start

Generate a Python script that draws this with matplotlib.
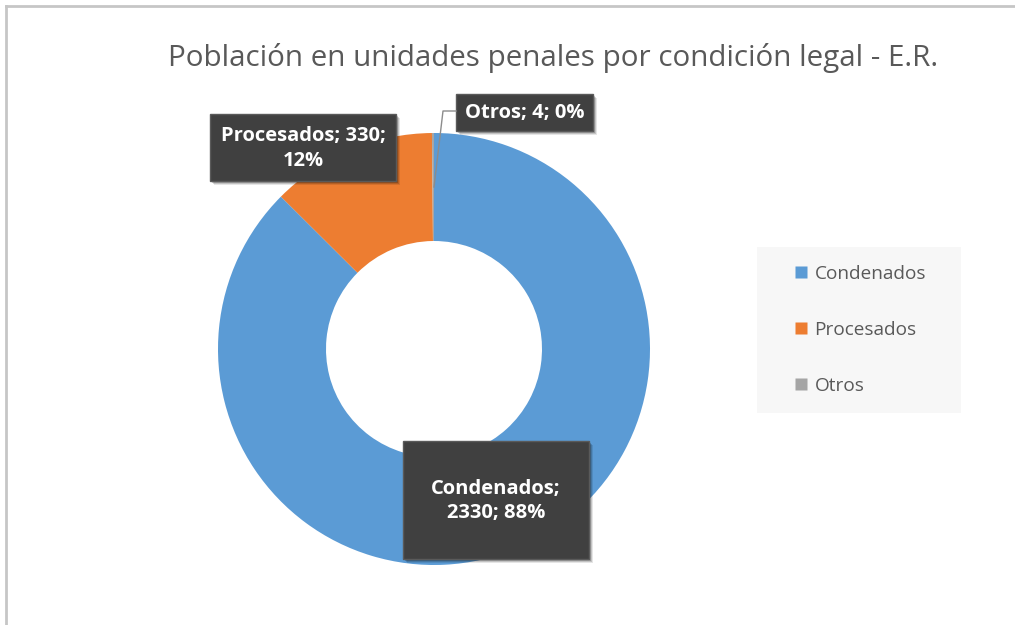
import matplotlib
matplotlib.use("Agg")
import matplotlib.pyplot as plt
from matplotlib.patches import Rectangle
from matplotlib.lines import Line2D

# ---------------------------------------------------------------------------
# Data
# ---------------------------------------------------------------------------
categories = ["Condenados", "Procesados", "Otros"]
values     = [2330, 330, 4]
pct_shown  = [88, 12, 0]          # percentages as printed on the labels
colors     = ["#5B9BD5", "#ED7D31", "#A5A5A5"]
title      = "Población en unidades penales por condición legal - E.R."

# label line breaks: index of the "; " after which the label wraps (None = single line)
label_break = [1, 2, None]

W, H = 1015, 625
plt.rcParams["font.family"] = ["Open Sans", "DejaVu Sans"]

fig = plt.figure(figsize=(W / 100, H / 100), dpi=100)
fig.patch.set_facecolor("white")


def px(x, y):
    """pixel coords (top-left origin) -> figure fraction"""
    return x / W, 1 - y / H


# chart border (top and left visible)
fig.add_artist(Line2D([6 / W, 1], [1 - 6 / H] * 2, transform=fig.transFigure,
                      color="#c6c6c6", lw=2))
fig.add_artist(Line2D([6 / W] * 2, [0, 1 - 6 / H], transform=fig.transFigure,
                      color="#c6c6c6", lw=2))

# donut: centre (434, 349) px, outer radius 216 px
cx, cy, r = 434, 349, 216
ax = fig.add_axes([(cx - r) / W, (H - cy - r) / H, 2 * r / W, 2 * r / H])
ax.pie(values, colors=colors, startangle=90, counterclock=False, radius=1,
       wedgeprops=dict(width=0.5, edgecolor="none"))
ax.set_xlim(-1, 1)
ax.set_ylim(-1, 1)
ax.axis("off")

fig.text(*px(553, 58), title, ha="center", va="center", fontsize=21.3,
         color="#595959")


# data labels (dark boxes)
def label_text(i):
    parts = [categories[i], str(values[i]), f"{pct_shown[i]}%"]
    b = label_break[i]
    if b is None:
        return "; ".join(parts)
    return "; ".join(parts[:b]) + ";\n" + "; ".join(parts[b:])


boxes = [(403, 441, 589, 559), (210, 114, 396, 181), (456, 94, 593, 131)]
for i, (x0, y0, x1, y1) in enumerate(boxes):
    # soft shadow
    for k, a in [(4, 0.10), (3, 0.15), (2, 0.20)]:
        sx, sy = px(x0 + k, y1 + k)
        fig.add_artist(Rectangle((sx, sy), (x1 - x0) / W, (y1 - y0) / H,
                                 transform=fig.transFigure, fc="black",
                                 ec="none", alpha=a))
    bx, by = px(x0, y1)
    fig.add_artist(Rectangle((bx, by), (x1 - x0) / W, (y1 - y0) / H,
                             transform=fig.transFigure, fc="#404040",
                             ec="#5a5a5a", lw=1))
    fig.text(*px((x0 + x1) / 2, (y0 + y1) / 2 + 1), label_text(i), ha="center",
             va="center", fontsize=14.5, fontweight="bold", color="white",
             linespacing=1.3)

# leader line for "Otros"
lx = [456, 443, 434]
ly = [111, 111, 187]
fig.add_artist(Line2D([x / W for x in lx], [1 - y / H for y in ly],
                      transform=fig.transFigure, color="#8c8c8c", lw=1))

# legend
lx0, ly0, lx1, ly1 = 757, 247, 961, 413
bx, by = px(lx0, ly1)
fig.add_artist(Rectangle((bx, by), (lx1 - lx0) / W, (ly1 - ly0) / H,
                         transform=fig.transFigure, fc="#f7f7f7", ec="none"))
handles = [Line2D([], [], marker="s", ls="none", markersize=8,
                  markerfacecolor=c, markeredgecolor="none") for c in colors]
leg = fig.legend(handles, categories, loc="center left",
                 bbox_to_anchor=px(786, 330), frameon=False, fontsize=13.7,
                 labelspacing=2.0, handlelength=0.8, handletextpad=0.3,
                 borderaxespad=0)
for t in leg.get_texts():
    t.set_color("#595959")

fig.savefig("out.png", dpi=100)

end

# Aim
Up to and including the line containing "return x / W, 1 - y / H", repeat every line from the start of the data, but none of the pictures.

# Solution to this task
Generate a Python script that draws this with matplotlib.
import matplotlib
matplotlib.use("Agg")
import matplotlib.pyplot as plt
from matplotlib.patches import Rectangle
from matplotlib.lines import Line2D

# ---------------------------------------------------------------------------
# Data
# ---------------------------------------------------------------------------
categories = ["Condenados", "Procesados", "Otros"]
values     = [2330, 330, 4]
pct_shown  = [88, 12, 0]          # percentages as printed on the labels
colors     = ["#5B9BD5", "#ED7D31", "#A5A5A5"]
title      = "Población en unidades penales por condición legal - E.R."

# label line breaks: index of the "; " after which the label wraps (None = single line)
label_break = [1, 2, None]

W, H = 1015, 625
plt.rcParams["font.family"] = ["Open Sans", "DejaVu Sans"]

fig = plt.figure(figsize=(W / 100, H / 100), dpi=100)
fig.patch.set_facecolor("white")


def px(x, y):
    """pixel coords (top-left origin) -> figure fraction"""
    return x / W, 1 - y / H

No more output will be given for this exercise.